▶ To do: Take the data below and copy exactly the lines starting at the one with "Write a component" and finishing at the one with "after the first", both included.
Start Record set
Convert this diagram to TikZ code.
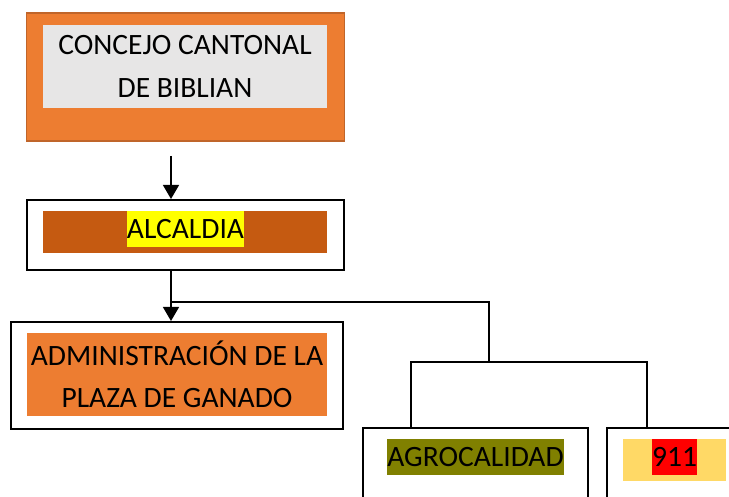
End Record set
Start Record set
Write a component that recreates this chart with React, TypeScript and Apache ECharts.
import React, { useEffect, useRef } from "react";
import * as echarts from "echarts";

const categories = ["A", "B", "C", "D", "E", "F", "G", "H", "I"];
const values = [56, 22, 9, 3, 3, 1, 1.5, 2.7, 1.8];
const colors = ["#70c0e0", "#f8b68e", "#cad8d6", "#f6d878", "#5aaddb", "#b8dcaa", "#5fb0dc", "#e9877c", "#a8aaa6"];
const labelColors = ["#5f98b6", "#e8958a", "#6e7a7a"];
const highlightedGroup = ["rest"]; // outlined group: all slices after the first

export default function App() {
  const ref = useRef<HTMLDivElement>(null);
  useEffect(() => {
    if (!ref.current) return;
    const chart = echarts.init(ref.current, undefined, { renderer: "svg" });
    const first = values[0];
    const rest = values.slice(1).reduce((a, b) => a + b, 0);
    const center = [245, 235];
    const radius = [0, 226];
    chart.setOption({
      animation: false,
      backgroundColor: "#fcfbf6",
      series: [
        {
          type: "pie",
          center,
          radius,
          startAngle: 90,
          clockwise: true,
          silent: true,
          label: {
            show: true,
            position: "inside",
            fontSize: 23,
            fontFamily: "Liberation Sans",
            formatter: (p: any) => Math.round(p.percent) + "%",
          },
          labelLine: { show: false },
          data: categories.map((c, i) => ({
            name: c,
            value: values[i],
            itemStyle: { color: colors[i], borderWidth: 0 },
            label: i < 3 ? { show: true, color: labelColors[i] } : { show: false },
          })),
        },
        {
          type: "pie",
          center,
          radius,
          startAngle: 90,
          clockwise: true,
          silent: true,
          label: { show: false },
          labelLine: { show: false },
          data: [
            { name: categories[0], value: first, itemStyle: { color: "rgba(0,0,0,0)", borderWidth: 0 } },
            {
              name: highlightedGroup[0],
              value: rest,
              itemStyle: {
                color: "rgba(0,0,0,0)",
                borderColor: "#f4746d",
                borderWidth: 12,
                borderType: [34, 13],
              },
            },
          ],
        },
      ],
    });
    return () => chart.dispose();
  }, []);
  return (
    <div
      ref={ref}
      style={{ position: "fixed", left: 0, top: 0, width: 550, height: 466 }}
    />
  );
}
End Record set
▶ Written reply:
Write a component that recreates this chart with React, TypeScript and Apache ECharts.
import React, { useEffect, useRef } from "react";
import * as echarts from "echarts";

const categories = ["A", "B", "C", "D", "E", "F", "G", "H", "I"];
const values = [56, 22, 9, 3, 3, 1, 1.5, 2.7, 1.8];
const colors = ["#70c0e0", "#f8b68e", "#cad8d6", "#f6d878", "#5aaddb", "#b8dcaa", "#5fb0dc", "#e9877c", "#a8aaa6"];
const labelColors = ["#5f98b6", "#e8958a", "#6e7a7a"];
const highlightedGroup = ["rest"]; // outlined group: all slices after the first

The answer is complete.